Here I am on the train to Portsmouth.
I’ve looked at perhaps half a million words of marking this week, and it’s only Wednesday. But I’ve also written four thousand words.
The writing is going well.
Why this week, and not the week before last? I was just as busy then, but the idea of opening up my manuscript and working on it was… ridiculous, ludicrous, laughable – take your pick. Utterly unthinkable.
But why? I’ll look at and evaluate some million words of student work this week. Brunel for Monday, Portsmouth for Wednesday, Derby for Friday. I’m working nearly around the clock on Sunday, Tuesday and Thursday, and travelling at least three hours every other day, still looking at work on the train. It’s more work than I marked in the weeks before. It’s bigger, tenser meetings with people I don’t know and who don’t know me.
But the writing is going well.
I think it’s because it doesn’t really matter what you do for the rest of your day; it’s how much of yourself you invest there. I’m naturally keen that I accurately judge the processes of my colleagues at other universities; I’m not slacking on my work as an external. But it’s not as draining as trying to help hundreds of students achieve their best work.

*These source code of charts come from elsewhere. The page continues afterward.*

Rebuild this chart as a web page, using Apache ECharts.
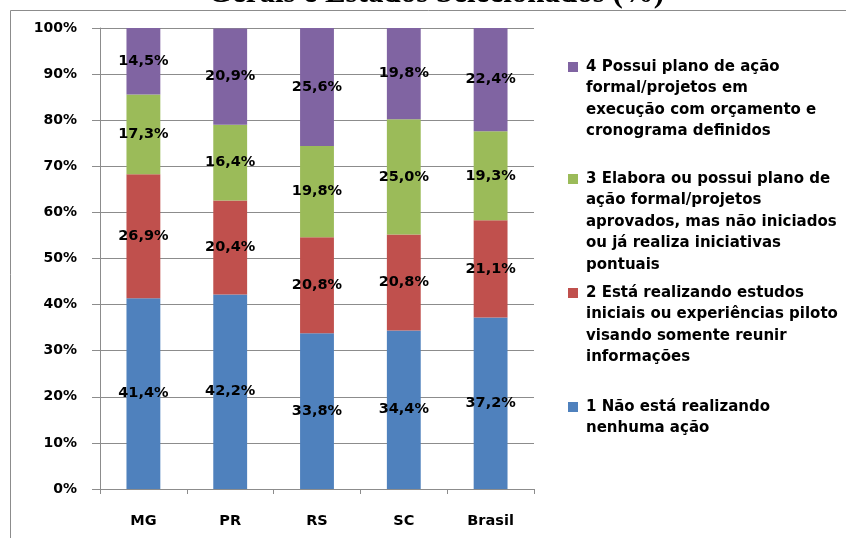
<!DOCTYPE html>
<html>
<head>
<meta charset="utf-8">
<script src="https://cdn.jsdelivr.net/npm/echarts@6/dist/echarts.min.js"></script>
<style>
  html, body { margin: 0; padding: 0; background: #fff; overflow: hidden; }
  #chart { width: 846px; height: 538px; }
</style>
</head>
<body>
<div id="chart"></div>
<script>
// Categories (states and the national total)
const categories = ['MG', 'PR', 'RS', 'SC', 'Brasil'];

// Stage names, as they appear in the legend
const name1 = '1 Não está realizando\nnenhuma ação';
const name2 = '2 Está realizando estudos\niniciais ou experiências piloto\nvisando somente reunir\ninformações';
const name3 = '3 Elabora ou possui plano de\nação formal/projetos\naprovados, mas não iniciados\nou já realiza iniciativas\npontuais';
const name4 = '4 Possui plano de ação\nformal/projetos em\nexecução com orçamento e\ncronograma definidos';

// Share of municipalities in each stage (%)
const stage1 = [41.4, 42.2, 33.8, 34.4, 37.2];
const stage2 = [26.9, 20.4, 20.8, 20.8, 21.1];
const stage3 = [17.3, 16.4, 19.8, 25.0, 19.3];
const stage4 = [14.5, 20.9, 25.6, 19.8, 22.4];

const colors = ['#4F81BD', '#C0504D', '#9BBB59', '#8064A2'];
const FONT = 'DejaVu Sans';
const GRID_COLOR = '#8C8C8C';

const fmtPct = v => v.toFixed(1).replace('.', ',') + '%';

function makeSeries(name, data, color) {
  return {
    name: name,
    type: 'bar',
    stack: 'total',
    data: data,
    barWidth: '39%',
    itemStyle: { color: color },
    label: {
      show: true,
      position: 'inside',
      color: '#000',
      fontFamily: FONT,
      fontWeight: 'bold',
      fontSize: 14.5,
      formatter: p => fmtPct(p.value)
    },
    emphasis: { disabled: true }
  };
}

// Legend entry: square marker aligned with the first text line
const LINE_H = 21.5;
function legendFor(name, lines, top) {
  const h = lines * LINE_H;
  return {
    data: [name],
    left: 568,
    top: top,
    padding: 0,
    orient: 'vertical',
    itemWidth: 13,
    itemHeight: h,
    icon: 'path://M0,0M13,' + h + 'M0,6h10v10h-10z',
    textStyle: {
      fontFamily: FONT,
      fontWeight: 'bold',
      fontSize: 15,
      lineHeight: LINE_H,
      color: '#000'
    }
  };
}

const chart = echarts.init(document.getElementById('chart'), null, { renderer: 'canvas' });

chart.setOption({
  backgroundColor: '#fff',
  animation: false,
  color: colors,
  graphic: [
    {
      // frame around the chart area; its right and bottom edges lie past the view
      type: 'polyline',
      shape: { points: [[10.5, 538], [10.5, 10.5], [846, 10.5]] },
      style: { fill: 'none', stroke: '#8C8C8C', lineWidth: 1 },
      silent: true
    },
    {
      type: 'text',
      x: 436,
      y: 9,
      style: {
        text: 'Gerais e Estados Selecionados (%)',
        font: 'bold 31px "Liberation Serif"',
        fill: '#000',
        align: 'center',
        verticalAlign: 'bottom'
      },
      silent: true
    }
  ],
  legend: [
    legendFor(name4, 4, 56),
    legendFor(name3, 5, 168),
    legendFor(name2, 4, 282),
    legendFor(name1, 2, 396)
  ],
  grid: { left: 100, right: 312, top: 28, bottom: 49, containLabel: false },
  xAxis: {
    type: 'category',
    data: categories,
    axisLine: { show: true, lineStyle: { color: GRID_COLOR, width: 1 } },
    axisTick: { show: true, length: 5, alignWithLabel: false, lineStyle: { color: GRID_COLOR } },
    axisLabel: {
      margin: 25,
      color: '#000',
      fontFamily: FONT,
      fontWeight: 'bold',
      fontSize: 14.5
    }
  },
  yAxis: {
    type: 'value',
    min: 0,
    max: 100,
    interval: 10,
    axisLine: { show: true, lineStyle: { color: GRID_COLOR, width: 1 } },
    axisTick: { show: true, length: 8, lineStyle: { color: GRID_COLOR } },
    splitLine: { show: true, lineStyle: { color: GRID_COLOR, width: 1 } },
    axisLabel: {
      margin: 23,
      color: '#000',
      fontFamily: FONT,
      fontWeight: 'bold',
      fontSize: 14,
      formatter: '{value}%'
    }
  },
  series: [
    makeSeries(name1, stage1, colors[0]),
    makeSeries(name2, stage2, colors[1]),
    makeSeries(name3, stage3, colors[2]),
    makeSeries(name4, stage4, colors[3])
  ]
});
</script>
</body>
</html>
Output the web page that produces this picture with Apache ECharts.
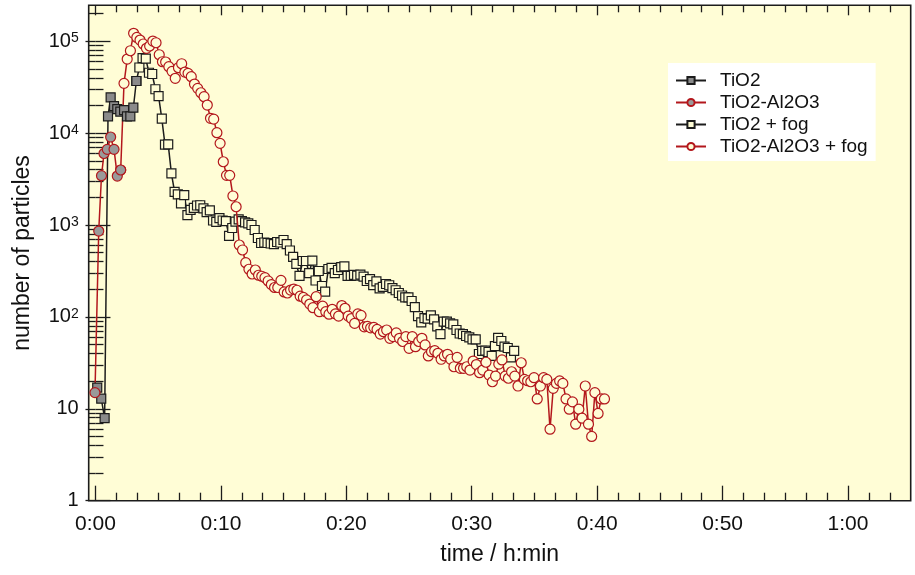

Teaching, if you do it right, is fulfilling and exhilarating and wildly exciting. But it’s also draining. It takes up lots and lots of space in your head. There are all those young faces, looking at you, hoping you will help them to learn something about which they care desperately. Those young faces get in the way of the other people in my life, the characters in my books. Two weeks ago, they made it hard to see the little huddle of people in my abbey; the people that are, in the midst of terrible challenges, trying to make a life for themselves and their children.
Now that fewer people call me back to the real world, I am able to spend more time in theirs. I have space in my head, and they move back in. That’s where they live, and act out the story I will tell.